The NSA hasn’t said a word about how its going to stop tapping the other 6.7 billion people of the world. I guess this means the “US-Them” dichotomy has only sharpened. The US-Them Dichotomy has recently reached peak levels of disgruntlement and distrust. Not to mention withdrawal of a lot of finance, trade and other relationships. The world’s romance with the dollar is coming to an end. But the USA marches blithely on, hoping nobody notices that it has violated all of the most essential norms the rest of the 150 plus nations take for granted.

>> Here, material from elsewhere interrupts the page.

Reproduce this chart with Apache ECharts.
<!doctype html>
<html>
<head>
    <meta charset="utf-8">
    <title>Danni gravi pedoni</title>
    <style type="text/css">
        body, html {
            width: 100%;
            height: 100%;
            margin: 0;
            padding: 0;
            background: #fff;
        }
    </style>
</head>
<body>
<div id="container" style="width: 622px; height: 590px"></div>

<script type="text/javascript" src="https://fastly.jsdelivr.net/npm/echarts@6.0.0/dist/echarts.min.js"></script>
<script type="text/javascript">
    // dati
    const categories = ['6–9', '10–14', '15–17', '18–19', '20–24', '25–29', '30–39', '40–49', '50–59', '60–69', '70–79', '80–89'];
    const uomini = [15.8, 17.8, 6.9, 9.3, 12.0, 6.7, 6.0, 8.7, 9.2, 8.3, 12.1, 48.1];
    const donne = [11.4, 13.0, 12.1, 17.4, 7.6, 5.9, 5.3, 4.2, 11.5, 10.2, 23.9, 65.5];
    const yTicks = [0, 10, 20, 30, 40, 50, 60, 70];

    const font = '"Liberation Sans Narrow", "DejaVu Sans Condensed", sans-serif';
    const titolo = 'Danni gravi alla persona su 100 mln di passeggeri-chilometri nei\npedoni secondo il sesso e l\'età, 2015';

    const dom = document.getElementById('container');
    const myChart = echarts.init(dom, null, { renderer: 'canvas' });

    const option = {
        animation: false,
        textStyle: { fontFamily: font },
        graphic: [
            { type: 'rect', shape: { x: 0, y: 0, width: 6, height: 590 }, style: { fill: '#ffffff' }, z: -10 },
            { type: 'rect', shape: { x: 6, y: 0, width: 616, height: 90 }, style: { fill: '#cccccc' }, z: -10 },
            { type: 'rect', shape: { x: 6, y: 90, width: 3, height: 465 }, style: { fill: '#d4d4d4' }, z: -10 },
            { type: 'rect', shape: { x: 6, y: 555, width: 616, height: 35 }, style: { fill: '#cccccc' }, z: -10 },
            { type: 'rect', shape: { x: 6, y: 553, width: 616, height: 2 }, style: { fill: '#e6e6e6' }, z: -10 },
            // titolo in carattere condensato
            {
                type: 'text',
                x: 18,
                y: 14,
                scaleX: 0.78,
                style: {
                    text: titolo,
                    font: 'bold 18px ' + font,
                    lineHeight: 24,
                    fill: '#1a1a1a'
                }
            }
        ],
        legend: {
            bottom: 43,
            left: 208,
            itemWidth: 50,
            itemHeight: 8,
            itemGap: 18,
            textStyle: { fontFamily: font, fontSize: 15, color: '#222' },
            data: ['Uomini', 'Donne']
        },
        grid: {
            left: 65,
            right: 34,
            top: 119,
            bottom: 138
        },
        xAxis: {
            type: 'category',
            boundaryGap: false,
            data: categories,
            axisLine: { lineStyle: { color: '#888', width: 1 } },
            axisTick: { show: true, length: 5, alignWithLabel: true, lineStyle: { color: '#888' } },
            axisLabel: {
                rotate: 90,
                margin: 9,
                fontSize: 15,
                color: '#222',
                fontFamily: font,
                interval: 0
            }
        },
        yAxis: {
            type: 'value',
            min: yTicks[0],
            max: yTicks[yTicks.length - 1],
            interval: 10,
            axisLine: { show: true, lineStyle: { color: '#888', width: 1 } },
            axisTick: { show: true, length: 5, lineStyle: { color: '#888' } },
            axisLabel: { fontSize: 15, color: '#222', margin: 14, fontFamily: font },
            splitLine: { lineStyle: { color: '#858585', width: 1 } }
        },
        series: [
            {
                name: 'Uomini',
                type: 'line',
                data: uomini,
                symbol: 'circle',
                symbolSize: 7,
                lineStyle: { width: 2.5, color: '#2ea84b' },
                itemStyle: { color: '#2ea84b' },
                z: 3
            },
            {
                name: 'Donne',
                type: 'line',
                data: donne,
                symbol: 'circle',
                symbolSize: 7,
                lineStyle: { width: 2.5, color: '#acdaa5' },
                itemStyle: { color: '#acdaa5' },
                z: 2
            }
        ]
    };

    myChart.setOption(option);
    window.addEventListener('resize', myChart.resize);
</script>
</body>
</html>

On the theme of silence, have you noticed how to make a comment on any Internet publication now, you need to have either a Facebook, a Google or another similar account? No way to make an anonymous comment—which means the much vaunted “Freedom of Expression” the USA passionately champions is quite difficult to execute in real life in even such a mundane space as the web. For all we know, it might be easier to make anonymous comments on Weibo and other Chinese Internet start-ups.

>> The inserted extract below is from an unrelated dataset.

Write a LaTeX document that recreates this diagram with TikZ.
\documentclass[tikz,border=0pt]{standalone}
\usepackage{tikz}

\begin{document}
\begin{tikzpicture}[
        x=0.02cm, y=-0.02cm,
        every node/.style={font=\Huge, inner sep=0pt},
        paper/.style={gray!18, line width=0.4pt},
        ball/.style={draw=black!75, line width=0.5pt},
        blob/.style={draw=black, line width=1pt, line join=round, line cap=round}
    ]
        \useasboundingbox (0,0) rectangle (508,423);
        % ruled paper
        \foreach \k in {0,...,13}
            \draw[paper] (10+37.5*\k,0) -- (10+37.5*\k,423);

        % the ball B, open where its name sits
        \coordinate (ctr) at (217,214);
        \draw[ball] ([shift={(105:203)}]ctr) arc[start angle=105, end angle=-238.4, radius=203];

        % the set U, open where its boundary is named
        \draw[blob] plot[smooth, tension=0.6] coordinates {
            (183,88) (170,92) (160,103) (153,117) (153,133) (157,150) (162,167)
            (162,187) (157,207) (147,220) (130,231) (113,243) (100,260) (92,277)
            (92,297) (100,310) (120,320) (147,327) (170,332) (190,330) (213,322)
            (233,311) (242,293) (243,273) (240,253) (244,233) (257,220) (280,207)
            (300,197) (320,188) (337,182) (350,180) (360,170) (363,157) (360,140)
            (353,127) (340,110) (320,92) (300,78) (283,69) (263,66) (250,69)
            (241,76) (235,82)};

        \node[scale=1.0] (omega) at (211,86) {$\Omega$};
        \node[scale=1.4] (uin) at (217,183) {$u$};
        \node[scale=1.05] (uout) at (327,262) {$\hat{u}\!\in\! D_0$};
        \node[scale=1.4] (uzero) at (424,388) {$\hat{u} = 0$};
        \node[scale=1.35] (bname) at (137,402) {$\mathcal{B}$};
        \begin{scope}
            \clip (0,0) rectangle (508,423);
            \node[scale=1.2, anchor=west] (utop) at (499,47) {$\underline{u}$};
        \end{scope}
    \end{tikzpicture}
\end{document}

Then there’s the little silence regarding how all the big financial institutions, all based in the West and controlling everything from central bank policy to foreign exchange rates, have so far resisted scrutiny on a global level. Don’t you think its odd that millions of people lost their homes to foreclosures in the USA—clearly a well-thought out scam to rob people of their homes—yet nobody was held accountable? All that happened is that the Bank of America shelled out a few billions in lawsuits, and that was it? Millions lose their homes and the government bails out…the banks?

Then there’s the little silence regarding contemporary slavery, which all of the Western countries with much vaunted values of human rights are actively engaged in. There was an article in the New York Times, by someone named Ross, who teaches at NYU, who writes that the Louvre, the Guggenheim, NYU and other institutions of this nature, who are setting up large campuses on Abu Dhabi, are actively constructing their buildings in much the same way the Gulf has always done it—recruiting poor people from South Asia, seizing their passports, making them work for decades with no or low pay, then refusing to let them go home because they have been “sponsored” in the kafala slavery system and need a letter to get out. It is clear an accounting of some sorts—say, the same sort of accounting that was held after the Second World War to figure out how much compensation to pay the victims of the Nazis—needs to happen with South Asian workers who lost much of their lives and health and pay in the Gulf. Perhaps the time is coming now.

Then there’s the little silence regarding how the slavery of contemporary times appears to be legitimated and held in place by all these shadowy machinations of finance-from Wall Street to stocks and bonds to the easy printing of money which Western countries feel entitled to. If America is printing trillions every year and using half of that to terrorize the world with bombs and war, why is this allowable? Why do we imagine somehow that the South Asian workers building the Gulf somehow are “poor” and deserve never to get hold of these euros and dollars which apparently are circulated at the top level of banks and museums—euros and dollars which end up buying one piece of crappy art for insane amounts of money?

At some point there has to be an accounting. It is clear that something is drastically wrong with the way the capitalist system functions today. The mechanisms of exchange are terribly skewed in favor of those who are using the perception of superiority and entitlement—and the advantages of speed, deception and scams to rip off everyone from poor homeowners in the USA to laborers from South Asia. And all those major banks and financial institutions are complicit in keeping the system working in this manner.

It is clear the institutions that keep these exchanges in place are outdated, antiquated and in need of replacement. The world needs to do better mathematics in terms of the work value of construction workers building the Louvre, or the people who make one piece of black canvas and sell it for few million bucks to the Louvre. Those who value art are clearly implicated in the terrible abuses of workers who build the building that houses their art.

Now lets see if the silence surrounding these issues echo outwards.